» What to work on:
Extract exactly those lines that lie between the start of the material and the line with "(ecoj) -| (serv);", including both boundary lines and no others.

────

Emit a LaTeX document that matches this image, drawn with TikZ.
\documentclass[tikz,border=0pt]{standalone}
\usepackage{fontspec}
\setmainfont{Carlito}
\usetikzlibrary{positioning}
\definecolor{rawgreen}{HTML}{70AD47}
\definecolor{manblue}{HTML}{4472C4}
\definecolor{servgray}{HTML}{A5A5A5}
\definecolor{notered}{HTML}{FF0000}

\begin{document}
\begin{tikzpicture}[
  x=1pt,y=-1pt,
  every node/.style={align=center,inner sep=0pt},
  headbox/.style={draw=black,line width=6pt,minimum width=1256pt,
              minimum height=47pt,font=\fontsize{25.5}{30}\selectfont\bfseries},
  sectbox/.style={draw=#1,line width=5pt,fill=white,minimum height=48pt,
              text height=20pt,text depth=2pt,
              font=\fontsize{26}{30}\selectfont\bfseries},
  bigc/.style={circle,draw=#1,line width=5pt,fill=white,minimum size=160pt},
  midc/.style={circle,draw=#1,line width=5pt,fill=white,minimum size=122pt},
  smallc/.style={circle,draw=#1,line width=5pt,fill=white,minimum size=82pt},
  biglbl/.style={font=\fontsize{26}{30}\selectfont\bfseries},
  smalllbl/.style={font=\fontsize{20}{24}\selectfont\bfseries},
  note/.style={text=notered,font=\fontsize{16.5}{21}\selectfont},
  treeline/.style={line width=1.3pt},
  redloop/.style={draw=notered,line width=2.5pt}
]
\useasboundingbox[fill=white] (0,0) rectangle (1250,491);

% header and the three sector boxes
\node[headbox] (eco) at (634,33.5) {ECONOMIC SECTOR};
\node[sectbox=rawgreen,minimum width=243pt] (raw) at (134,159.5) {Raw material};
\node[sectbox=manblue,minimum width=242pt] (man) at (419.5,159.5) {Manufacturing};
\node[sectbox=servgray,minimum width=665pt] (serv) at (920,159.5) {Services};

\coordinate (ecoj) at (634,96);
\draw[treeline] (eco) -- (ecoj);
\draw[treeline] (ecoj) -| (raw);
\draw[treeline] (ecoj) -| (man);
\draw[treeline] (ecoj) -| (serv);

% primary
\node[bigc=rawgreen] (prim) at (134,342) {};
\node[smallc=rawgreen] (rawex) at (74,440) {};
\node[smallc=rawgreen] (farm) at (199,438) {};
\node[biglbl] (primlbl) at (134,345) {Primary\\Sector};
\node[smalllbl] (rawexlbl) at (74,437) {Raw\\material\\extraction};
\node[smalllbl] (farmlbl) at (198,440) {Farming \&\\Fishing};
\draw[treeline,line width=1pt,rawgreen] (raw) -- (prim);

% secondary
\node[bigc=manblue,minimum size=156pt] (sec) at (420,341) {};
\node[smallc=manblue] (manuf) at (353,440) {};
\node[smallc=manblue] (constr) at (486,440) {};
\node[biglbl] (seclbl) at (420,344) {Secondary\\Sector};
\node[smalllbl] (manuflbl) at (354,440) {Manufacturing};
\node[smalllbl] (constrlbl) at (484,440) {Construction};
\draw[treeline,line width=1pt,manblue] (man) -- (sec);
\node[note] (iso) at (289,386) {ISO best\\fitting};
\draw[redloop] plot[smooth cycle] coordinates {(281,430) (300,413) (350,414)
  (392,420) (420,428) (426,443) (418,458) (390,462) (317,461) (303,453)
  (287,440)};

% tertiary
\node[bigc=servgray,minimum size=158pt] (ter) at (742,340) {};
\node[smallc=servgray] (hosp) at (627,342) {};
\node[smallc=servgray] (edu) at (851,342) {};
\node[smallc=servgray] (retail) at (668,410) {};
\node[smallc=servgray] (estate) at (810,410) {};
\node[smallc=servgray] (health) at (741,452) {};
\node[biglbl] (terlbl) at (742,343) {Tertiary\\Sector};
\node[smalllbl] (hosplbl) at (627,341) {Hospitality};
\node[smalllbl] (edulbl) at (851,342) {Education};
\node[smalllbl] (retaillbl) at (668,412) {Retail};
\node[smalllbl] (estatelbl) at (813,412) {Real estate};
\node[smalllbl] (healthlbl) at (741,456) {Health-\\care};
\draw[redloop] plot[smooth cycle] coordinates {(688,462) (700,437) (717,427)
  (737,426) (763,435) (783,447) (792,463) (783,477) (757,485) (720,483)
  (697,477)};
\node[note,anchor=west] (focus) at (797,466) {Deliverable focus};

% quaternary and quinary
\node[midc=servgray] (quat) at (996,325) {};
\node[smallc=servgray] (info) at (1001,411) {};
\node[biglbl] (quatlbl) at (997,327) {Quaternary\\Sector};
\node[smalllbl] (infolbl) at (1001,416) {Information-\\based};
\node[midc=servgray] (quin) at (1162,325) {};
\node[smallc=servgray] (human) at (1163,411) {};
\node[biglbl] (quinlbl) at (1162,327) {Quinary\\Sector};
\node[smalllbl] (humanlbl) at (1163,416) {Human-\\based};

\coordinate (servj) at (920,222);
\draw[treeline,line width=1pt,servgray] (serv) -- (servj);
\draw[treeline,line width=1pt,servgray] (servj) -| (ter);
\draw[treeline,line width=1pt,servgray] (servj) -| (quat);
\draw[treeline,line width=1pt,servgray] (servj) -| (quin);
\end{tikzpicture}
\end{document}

────

» Full response:
Emit a LaTeX document that matches this image, drawn with TikZ.
\documentclass[tikz,border=0pt]{standalone}
\usepackage{fontspec}
\setmainfont{Carlito}
\usetikzlibrary{positioning}
\definecolor{rawgreen}{HTML}{70AD47}
\definecolor{manblue}{HTML}{4472C4}
\definecolor{servgray}{HTML}{A5A5A5}
\definecolor{notered}{HTML}{FF0000}

\begin{document}
\begin{tikzpicture}[
  x=1pt,y=-1pt,
  every node/.style={align=center,inner sep=0pt},
  headbox/.style={draw=black,line width=6pt,minimum width=1256pt,
              minimum height=47pt,font=\fontsize{25.5}{30}\selectfont\bfseries},
  sectbox/.style={draw=#1,line width=5pt,fill=white,minimum height=48pt,
              text height=20pt,text depth=2pt,
              font=\fontsize{26}{30}\selectfont\bfseries},
  bigc/.style={circle,draw=#1,line width=5pt,fill=white,minimum size=160pt},
  midc/.style={circle,draw=#1,line width=5pt,fill=white,minimum size=122pt},
  smallc/.style={circle,draw=#1,line width=5pt,fill=white,minimum size=82pt},
  biglbl/.style={font=\fontsize{26}{30}\selectfont\bfseries},
  smalllbl/.style={font=\fontsize{20}{24}\selectfont\bfseries},
  note/.style={text=notered,font=\fontsize{16.5}{21}\selectfont},
  treeline/.style={line width=1.3pt},
  redloop/.style={draw=notered,line width=2.5pt}
]
\useasboundingbox[fill=white] (0,0) rectangle (1250,491);

% header and the three sector boxes
\node[headbox] (eco) at (634,33.5) {ECONOMIC SECTOR};
\node[sectbox=rawgreen,minimum width=243pt] (raw) at (134,159.5) {Raw material};
\node[sectbox=manblue,minimum width=242pt] (man) at (419.5,159.5) {Manufacturing};
\node[sectbox=servgray,minimum width=665pt] (serv) at (920,159.5) {Services};

\coordinate (ecoj) at (634,96);
\draw[treeline] (eco) -- (ecoj);
\draw[treeline] (ecoj) -| (raw);
\draw[treeline] (ecoj) -| (man);
\draw[treeline] (ecoj) -| (serv);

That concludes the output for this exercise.